I received a copy of my friend Terry Persun’s newsletter the other day. Though I am not really the target audience for his novels, I’m glad he put me on his list. I have a personal newsletter myself, which I send out with anemic infrequency, due in part to my belief that its layout stinks. I have a bunch of non-writing skill, but graphics isn’t one of them. While I’m too cheap to hire someone to do the layout for me, I’m also too disinterested in the puzzle that is my email’s design to really solve it.

Which is why I’m so glad I got Terry’s email. I’m going to steal it. No – first I’m just going to copy it. That’s not stealing. To steal something, you have to make yours. Copying is the first step in this useful theft. I’ve found that when I have no ideas of my own, it’s good to start with someone else’s. I did it when I took a swing at self-publishing and I needed design a cover. I just found one I liked and copied it.

In fact, I even did it a little copying when I was learning to write poetry as a teen.

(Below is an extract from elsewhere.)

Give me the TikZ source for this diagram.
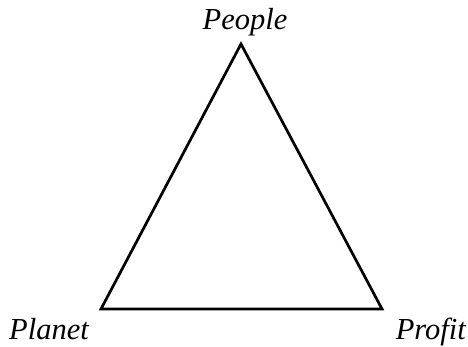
\documentclass[tikz,border=0pt]{standalone}
\usepackage{fontspec}
\setmainfont{Liberation Serif}
\begin{document}
\begin{tikzpicture}[x=1pt,y=-1pt,
  lbl/.style={font=\fontsize{30.5}{36}\selectfont\itshape, inner sep=0pt},
  edge/.style={line width=2.7pt, line join=miter}]
\useasboundingbox (0,0) rectangle (468,347);
\coordinate (top) at (241,44);
\coordinate (bl) at (101,309);
\coordinate (br) at (382,309);
\draw[edge] (top) -- (bl) -- (br) -- cycle;
\node[lbl, anchor=base] (people) at (245,30) {People};
\node[lbl, anchor=base west] (planet) at (9,339) {Planet};
\node[lbl, anchor=base east] (profit) at (466,339) {Profit};
\end{tikzpicture}
\end{document}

I loved T. S. Elliot, and so I wrote stuff like his just to find out how he did what he did technically. Soon, however, the poetry changed as I began to learn how to use what he’d taught me to express what I wanted to say. This will happen with the newsletter as well. Inevitably, at some point in the copying, I’ll want to do something different, and in that changing I’ll make the layout mine. Terry will never even know I stole anything.

He'll never know because in the end I won’t have taken anything from him. Copying, like clichés, is just a way to get started when I don’t know where to begin. It’s a way to trick myself into thinking something other than, “I’ve got nothing.” Instead I ask, “How’d he do that?” That can be fun to answer, and once I’m having fun, I’ve got something, and that’s when my own ideas start coming.